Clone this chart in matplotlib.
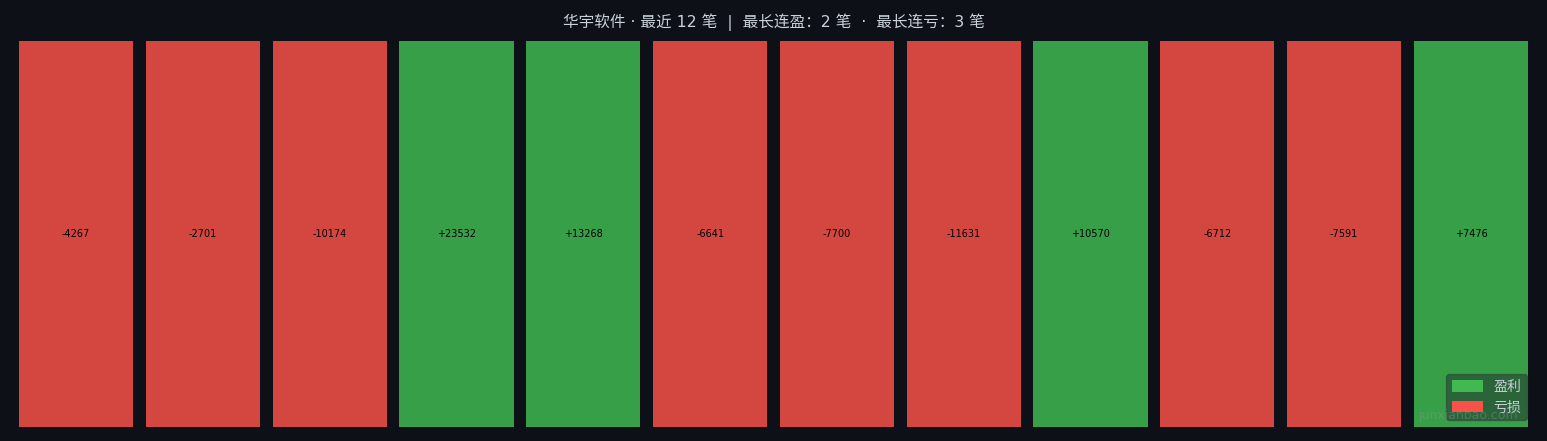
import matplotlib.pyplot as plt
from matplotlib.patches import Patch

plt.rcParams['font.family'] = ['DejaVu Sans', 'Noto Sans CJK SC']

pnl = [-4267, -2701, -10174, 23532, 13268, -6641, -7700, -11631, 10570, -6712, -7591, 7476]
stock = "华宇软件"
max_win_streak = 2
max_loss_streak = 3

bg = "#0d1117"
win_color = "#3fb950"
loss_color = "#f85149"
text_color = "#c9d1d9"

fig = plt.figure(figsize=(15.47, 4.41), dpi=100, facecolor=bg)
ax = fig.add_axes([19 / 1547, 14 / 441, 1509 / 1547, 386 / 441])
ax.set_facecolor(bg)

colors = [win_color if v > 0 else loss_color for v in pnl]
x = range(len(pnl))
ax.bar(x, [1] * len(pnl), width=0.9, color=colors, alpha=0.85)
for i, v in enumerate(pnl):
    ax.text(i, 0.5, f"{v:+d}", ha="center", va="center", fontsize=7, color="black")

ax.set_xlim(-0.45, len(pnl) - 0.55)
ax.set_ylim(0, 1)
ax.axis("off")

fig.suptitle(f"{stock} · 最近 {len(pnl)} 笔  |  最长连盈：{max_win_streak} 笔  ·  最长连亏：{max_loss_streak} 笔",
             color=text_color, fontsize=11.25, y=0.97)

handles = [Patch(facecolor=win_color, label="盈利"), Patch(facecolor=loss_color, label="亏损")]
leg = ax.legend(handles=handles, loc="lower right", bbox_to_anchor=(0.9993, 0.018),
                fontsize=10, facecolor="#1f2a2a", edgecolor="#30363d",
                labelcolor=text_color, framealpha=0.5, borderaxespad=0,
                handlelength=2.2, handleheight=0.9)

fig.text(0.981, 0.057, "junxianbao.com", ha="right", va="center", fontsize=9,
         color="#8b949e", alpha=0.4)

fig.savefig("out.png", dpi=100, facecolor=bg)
————————
=== TASK DESCRIPTION ===
Only the lines from the top of the data through the line with "max_loss_streak = 3" should be quoted, exactly and with both ends kept; skip the pictures.

=== RESPONSE FOR THIS EXERCISE ===
Clone this chart in matplotlib.
import matplotlib.pyplot as plt
from matplotlib.patches import Patch

plt.rcParams['font.family'] = ['DejaVu Sans', 'Noto Sans CJK SC']

pnl = [-4267, -2701, -10174, 23532, 13268, -6641, -7700, -11631, 10570, -6712, -7591, 7476]
stock = "华宇软件"
max_win_streak = 2
max_loss_streak = 3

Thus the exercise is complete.